Good luck & I'll be watching this thread!


----------



## jordan (Nov 29, 2006)

Try this link 
http://www.lgd.org/
This is an incredibly helpful, informative site for all things LGD. They do have a message board as well.
When asking which LGD will best suit you will get a hundred different answers, each depending on the breed that particular person owns!

Personally (LOL!) I have Spanish Mastiffs and one Great Pyr, I'll never get anything but a Spanish Mastiff again. They suit our needs and set-up to a tee. They are gentle with the goats and birds, child-proof, fearless, and yet big and ugly enough to deter two legged predators as well. The downside is that with less than 100 in the US, they are really hard to get and if you do find one, expensive.

Regardless of anyones personal opinion (even mine!), research the breed carefully to make sure it will suit your specific needs and situation. Some breeds are more people aggressive, some are more people oriented. I don't know of any LGD breeds that are quick enough to mature that they can be left unsupervised with the herd as youngsters :shrug: . To the best of my knowledge, ALL lgd's bark (usually all night long LOL!) and none should really "herd" the animals.

As I said, research very carefully.
Good luck,
Lois


----------



## Bearfootfarm (Jul 13, 2006)

http://www.bountifulfarm.com/lgd_seminar.htm
This site has a lot of general info on raising a Livestock Guardian Dog.
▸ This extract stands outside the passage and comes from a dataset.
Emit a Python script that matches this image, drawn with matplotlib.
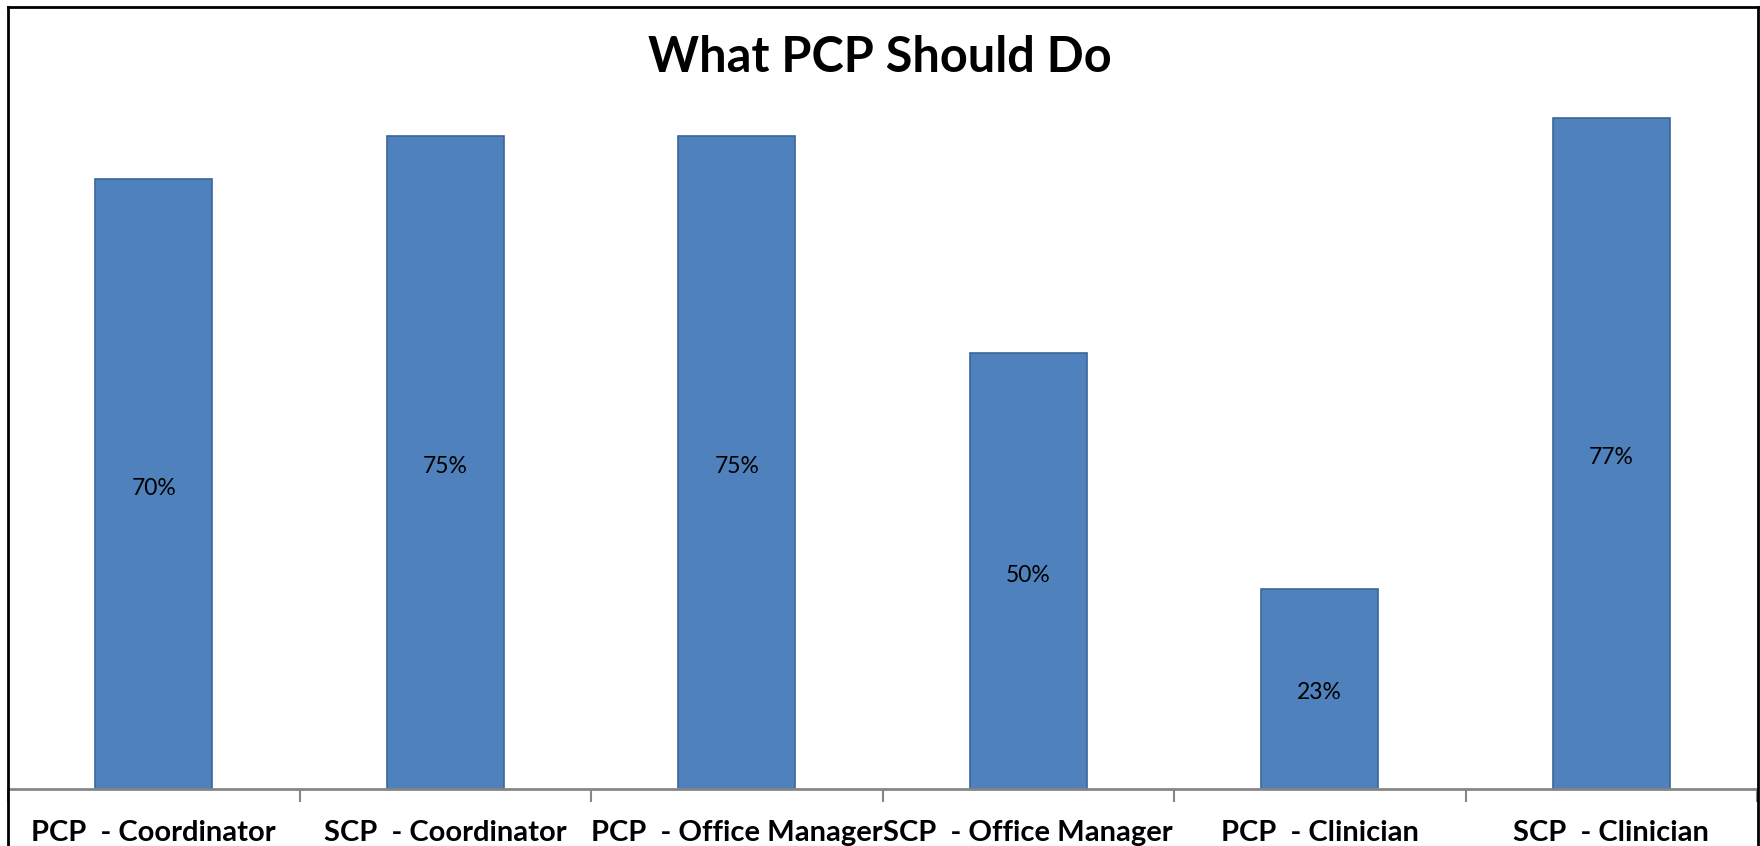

Im partial to Maremmas myself.

http://hometown.aol.com/bearfootfarmnc/page1.html

They require very little training, and will guard most anything they consider "theirs"
I think the different guarding styles are more an individual dog thing than a "breed specific" type of trait. The one thing Ive noticed with the 5 Maremmas Ive owned is they ALL insert themselves between a threat and their animals. They are also very loving and playful with those they know.

You cant go wrong with a good Maremma


----------